Country profile: El Salvador

El Salvdoran gang leader

Gang leader Carlos Tiberio Valladares mirrored in his prison cell in Ciudad Barrios. © Adam Hinton/Panos

El Salvador is still associated in many people’s minds with the 12-year-long civil war between rightwing government forces (backed by the US) and leftwing FMLN guerrillas, which ended in 1992 but left 70,000 people dead. The relative calm since – and the election as president of former FMLN rebel Salvador Sánchez Cerén, who took office in June 2014 – is somewhat misleading, however.

El Salvador flag

With an average of nearly 30 homicides per day, El Salvador could soon overtake Honduras as the most violent country in the world (excluding warzones such as Syria). Since a 2012 truce between the country’s two main gangs (MS-13 and Barrio 18) began to fall apart in 2014, El Salvador has experienced its highest number of murders since the civil war.
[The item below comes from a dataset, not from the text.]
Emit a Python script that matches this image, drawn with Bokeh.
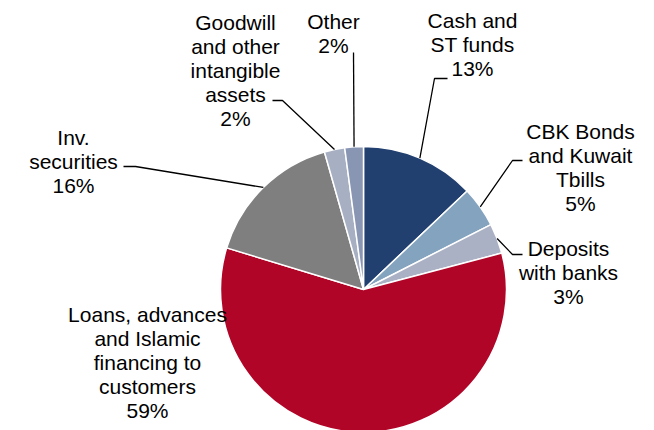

The truce, secured by the Catholic Church with the tacit approval of then-president Mauricio Funes, had managed to halve the country’s murder rate and had raised hopes that El Salvador could overcome its history of violence.

Imprisoned gang leaders were transferred from high-security jails to regular prison facilities and the Red Cross established a special mission to monitor human rights in prison. In exchange, the gangs agreed to end the forced recruitment of children and young people, respect schools and buses as zones of peace, reduce attacks on security forces and surrender limited amounts of weapons.

This effort to reduce violence by negotiating with criminal groups and focusing on the reintegration of gang members into society rather than on punitive measures was unique to the region and a far cry from the ‘iron-fist’ approach of previous administrations.

Valeria Michel Hercules is supported by friends on the way to the funeral of her stillborn child in the Las Victorias district of San Salvador.

Adam Hinton/Panos Pictures

However, as details began to emerge of what this fragile truce actually entailed, public opinion became increasingly polarized, with conservatives and the media raising questions about criminal organizations being legitimized as well as pointing out that extortion and other violent crimes had not diminished.

When the truce entered a more complex phase it began to flounder as the government failed to deliver money for prevention and rehabilitation programmes. Then the newly elected President Sánchez Cerén withdrew support for the truce. Gang leaders were returned to maximum-security prisons and violence soared once again.

Although the truce ultimately collapsed, it highlighted the inequality and lack of opportunities that allow gangs to recruit vulnerable young people – the huge disparity between El Salvador’s small, wealthy elite and the overwhelming majority of the population was at the root of the civil war but is still all too visible today.

There has been a massive exodus of Salvadorans to the US over the past three decades, fleeing unemployment, the civil war, natural disasters such as Hurricane Mitch in 1998 and earthquakes in 2001. As a result, one in three Salvadorans currently lives in the US and remittances sent by them are now El Salvador’s main source of income, totalling $4.2 billion in 2014.

Some of those who fled to the US during the war joined dangerous Latino street gangs there for protection and livelihood. In the mid-1990s, the US authorities began a mass deportation of gang members, who took with them the culture of violence and territorial disputes that now characterizes El Salvador’s gangland.

Although the Salvadoran authorities unequivocally blame the violence on gangs, a number of recent massacres bear the signs of drug-cartel involve­ment. The country’s weak institutions and rampant corruption have made it all too easy for drug cartels to infiltrate the police and other institutions, transforming El Salvador into an important trans-shipment point for drugs heading north to the US market.

The Washington-based thinktank Insight Crime describes the patterns of criminality in El Salvador as increasingly ‘taking on the overtones of a low-intensity war’.